Below is a listing to write out in full, exactly as given, without its pictures.
________________________________________
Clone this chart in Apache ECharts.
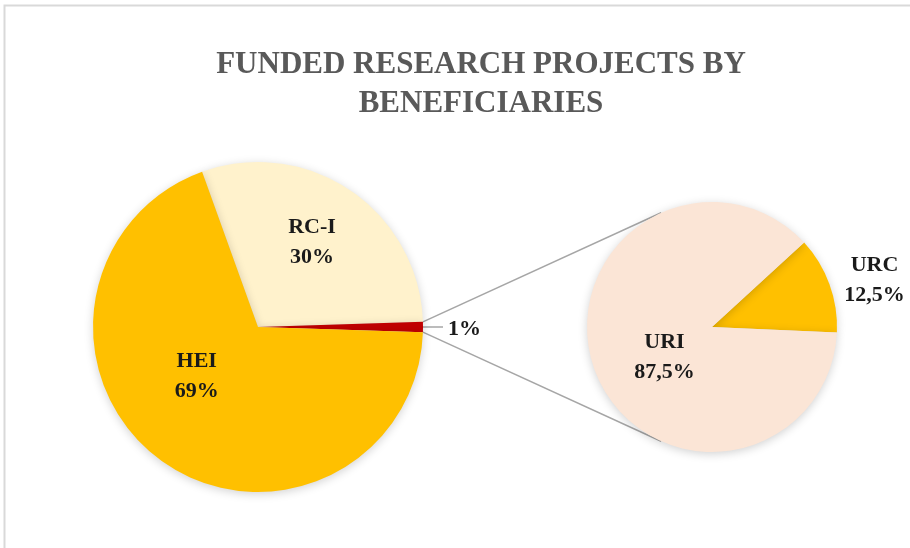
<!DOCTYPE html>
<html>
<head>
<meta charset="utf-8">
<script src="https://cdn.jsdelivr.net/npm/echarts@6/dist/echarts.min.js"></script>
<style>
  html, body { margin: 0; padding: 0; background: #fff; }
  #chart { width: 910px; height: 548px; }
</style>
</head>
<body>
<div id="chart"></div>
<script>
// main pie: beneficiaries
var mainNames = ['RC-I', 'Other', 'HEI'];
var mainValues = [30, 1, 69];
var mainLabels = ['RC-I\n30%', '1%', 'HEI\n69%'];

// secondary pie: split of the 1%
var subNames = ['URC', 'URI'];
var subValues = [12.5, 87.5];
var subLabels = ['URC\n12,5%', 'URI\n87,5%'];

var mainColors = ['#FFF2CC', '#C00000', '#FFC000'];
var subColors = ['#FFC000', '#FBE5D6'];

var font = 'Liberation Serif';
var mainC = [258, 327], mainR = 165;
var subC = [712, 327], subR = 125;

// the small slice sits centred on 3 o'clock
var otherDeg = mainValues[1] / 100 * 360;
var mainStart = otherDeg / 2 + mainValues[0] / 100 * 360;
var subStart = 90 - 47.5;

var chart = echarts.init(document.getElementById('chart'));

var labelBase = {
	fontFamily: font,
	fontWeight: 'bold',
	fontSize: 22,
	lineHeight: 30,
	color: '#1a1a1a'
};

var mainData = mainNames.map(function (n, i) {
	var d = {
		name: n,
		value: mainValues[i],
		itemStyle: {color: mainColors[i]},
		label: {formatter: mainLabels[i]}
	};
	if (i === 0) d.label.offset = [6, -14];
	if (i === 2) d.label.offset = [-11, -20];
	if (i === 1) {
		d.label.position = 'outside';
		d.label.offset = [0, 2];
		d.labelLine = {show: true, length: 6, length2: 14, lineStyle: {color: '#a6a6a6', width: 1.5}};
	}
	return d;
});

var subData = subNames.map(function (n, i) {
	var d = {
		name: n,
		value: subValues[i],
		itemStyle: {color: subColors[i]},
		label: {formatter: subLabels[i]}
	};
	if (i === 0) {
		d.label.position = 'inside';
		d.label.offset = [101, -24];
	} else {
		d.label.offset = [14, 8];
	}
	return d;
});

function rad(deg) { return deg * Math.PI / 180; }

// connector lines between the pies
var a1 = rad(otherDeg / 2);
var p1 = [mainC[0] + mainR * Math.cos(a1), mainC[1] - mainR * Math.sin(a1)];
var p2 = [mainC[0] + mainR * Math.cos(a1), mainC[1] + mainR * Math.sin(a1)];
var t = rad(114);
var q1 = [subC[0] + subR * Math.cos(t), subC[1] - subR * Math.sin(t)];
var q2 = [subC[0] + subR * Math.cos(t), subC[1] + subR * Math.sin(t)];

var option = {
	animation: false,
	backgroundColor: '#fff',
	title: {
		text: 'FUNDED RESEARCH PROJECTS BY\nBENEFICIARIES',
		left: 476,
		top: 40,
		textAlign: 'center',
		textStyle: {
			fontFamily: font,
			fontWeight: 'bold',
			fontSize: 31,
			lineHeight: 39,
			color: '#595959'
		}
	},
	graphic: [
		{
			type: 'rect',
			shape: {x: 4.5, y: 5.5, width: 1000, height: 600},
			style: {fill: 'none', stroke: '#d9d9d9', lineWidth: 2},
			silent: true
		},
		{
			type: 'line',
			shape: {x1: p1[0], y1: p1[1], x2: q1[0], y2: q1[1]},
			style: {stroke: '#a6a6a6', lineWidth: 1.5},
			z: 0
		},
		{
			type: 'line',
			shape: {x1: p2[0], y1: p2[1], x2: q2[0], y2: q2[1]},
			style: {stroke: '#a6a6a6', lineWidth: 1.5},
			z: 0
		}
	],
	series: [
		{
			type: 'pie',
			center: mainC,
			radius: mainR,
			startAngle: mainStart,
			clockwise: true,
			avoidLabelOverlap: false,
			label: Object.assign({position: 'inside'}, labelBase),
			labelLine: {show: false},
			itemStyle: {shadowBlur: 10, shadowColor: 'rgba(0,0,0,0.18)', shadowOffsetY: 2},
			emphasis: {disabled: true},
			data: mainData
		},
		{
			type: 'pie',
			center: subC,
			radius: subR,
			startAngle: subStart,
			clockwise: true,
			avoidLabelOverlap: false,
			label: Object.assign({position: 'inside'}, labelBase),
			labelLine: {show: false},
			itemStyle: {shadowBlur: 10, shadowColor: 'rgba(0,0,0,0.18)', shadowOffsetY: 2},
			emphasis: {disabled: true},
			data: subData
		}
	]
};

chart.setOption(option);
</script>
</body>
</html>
________________________________________
**Response for this exercise**
Clone this chart in Apache ECharts.
<!DOCTYPE html>
<html>
<head>
<meta charset="utf-8">
<script src="https://cdn.jsdelivr.net/npm/echarts@6/dist/echarts.min.js"></script>
<style>
  html, body { margin: 0; padding: 0; background: #fff; }
  #chart { width: 910px; height: 548px; }
</style>
</head>
<body>
<div id="chart"></div>
<script>
// main pie: beneficiaries
var mainNames = ['RC-I', 'Other', 'HEI'];
var mainValues = [30, 1, 69];
var mainLabels = ['RC-I\n30%', '1%', 'HEI\n69%'];

// secondary pie: split of the 1%
var subNames = ['URC', 'URI'];
var subValues = [12.5, 87.5];
var subLabels = ['URC\n12,5%', 'URI\n87,5%'];

var mainColors = ['#FFF2CC', '#C00000', '#FFC000'];
var subColors = ['#FFC000', '#FBE5D6'];

var font = 'Liberation Serif';
var mainC = [258, 327], mainR = 165;
var subC = [712, 327], subR = 125;

// the small slice sits centred on 3 o'clock
var otherDeg = mainValues[1] / 100 * 360;
var mainStart = otherDeg / 2 + mainValues[0] / 100 * 360;
var subStart = 90 - 47.5;

var chart = echarts.init(document.getElementById('chart'));

var labelBase = {
	fontFamily: font,
	fontWeight: 'bold',
	fontSize: 22,
	lineHeight: 30,
	color: '#1a1a1a'
};

var mainData = mainNames.map(function (n, i) {
	var d = {
		name: n,
		value: mainValues[i],
		itemStyle: {color: mainColors[i]},
		label: {formatter: mainLabels[i]}
	};
	if (i === 0) d.label.offset = [6, -14];
	if (i === 2) d.label.offset = [-11, -20];
	if (i === 1) {
		d.label.position = 'outside';
		d.label.offset = [0, 2];
		d.labelLine = {show: true, length: 6, length2: 14, lineStyle: {color: '#a6a6a6', width: 1.5}};
	}
	return d;
});

var subData = subNames.map(function (n, i) {
	var d = {
		name: n,
		value: subValues[i],
		itemStyle: {color: subColors[i]},
		label: {formatter: subLabels[i]}
	};
	if (i === 0) {
		d.label.position = 'inside';
		d.label.offset = [101, -24];
	} else {
		d.label.offset = [14, 8];
	}
	return d;
});

function rad(deg) { return deg * Math.PI / 180; }

// connector lines between the pies
var a1 = rad(otherDeg / 2);
var p1 = [mainC[0] + mainR * Math.cos(a1), mainC[1] - mainR * Math.sin(a1)];
var p2 = [mainC[0] + mainR * Math.cos(a1), mainC[1] + mainR * Math.sin(a1)];
var t = rad(114);
var q1 = [subC[0] + subR * Math.cos(t), subC[1] - subR * Math.sin(t)];
var q2 = [subC[0] + subR * Math.cos(t), subC[1] + subR * Math.sin(t)];

var option = {
	animation: false,
	backgroundColor: '#fff',
	title: {
		text: 'FUNDED RESEARCH PROJECTS BY\nBENEFICIARIES',
		left: 476,
		top: 40,
		textAlign: 'center',
		textStyle: {
			fontFamily: font,
			fontWeight: 'bold',
			fontSize: 31,
			lineHeight: 39,
			color: '#595959'
		}
	},
	graphic: [
		{
			type: 'rect',
			shape: {x: 4.5, y: 5.5, width: 1000, height: 600},
			style: {fill: 'none', stroke: '#d9d9d9', lineWidth: 2},
			silent: true
		},
		{
			type: 'line',
			shape: {x1: p1[0], y1: p1[1], x2: q1[0], y2: q1[1]},
			style: {stroke: '#a6a6a6', lineWidth: 1.5},
			z: 0
		},
		{
			type: 'line',
			shape: {x1: p2[0], y1: p2[1], x2: q2[0], y2: q2[1]},
			style: {stroke: '#a6a6a6', lineWidth: 1.5},
			z: 0
		}
	],
	series: [
		{
			type: 'pie',
			center: mainC,
			radius: mainR,
			startAngle: mainStart,
			clockwise: true,
			avoidLabelOverlap: false,
			label: Object.assign({position: 'inside'}, labelBase),
			labelLine: {show: false},
			itemStyle: {shadowBlur: 10, shadowColor: 'rgba(0,0,0,0.18)', shadowOffsetY: 2},
			emphasis: {disabled: true},
			data: mainData
		},
		{
			type: 'pie',
			center: subC,
			radius: subR,
			startAngle: subStart,
			clockwise: true,
			avoidLabelOverlap: false,
			label: Object.assign({position: 'inside'}, labelBase),
			labelLine: {show: false},
			itemStyle: {shadowBlur: 10, shadowColor: 'rgba(0,0,0,0.18)', shadowOffsetY: 2},
			emphasis: {disabled: true},
			data: subData
		}
	]
};

chart.setOption(option);
</script>
</body>
</html>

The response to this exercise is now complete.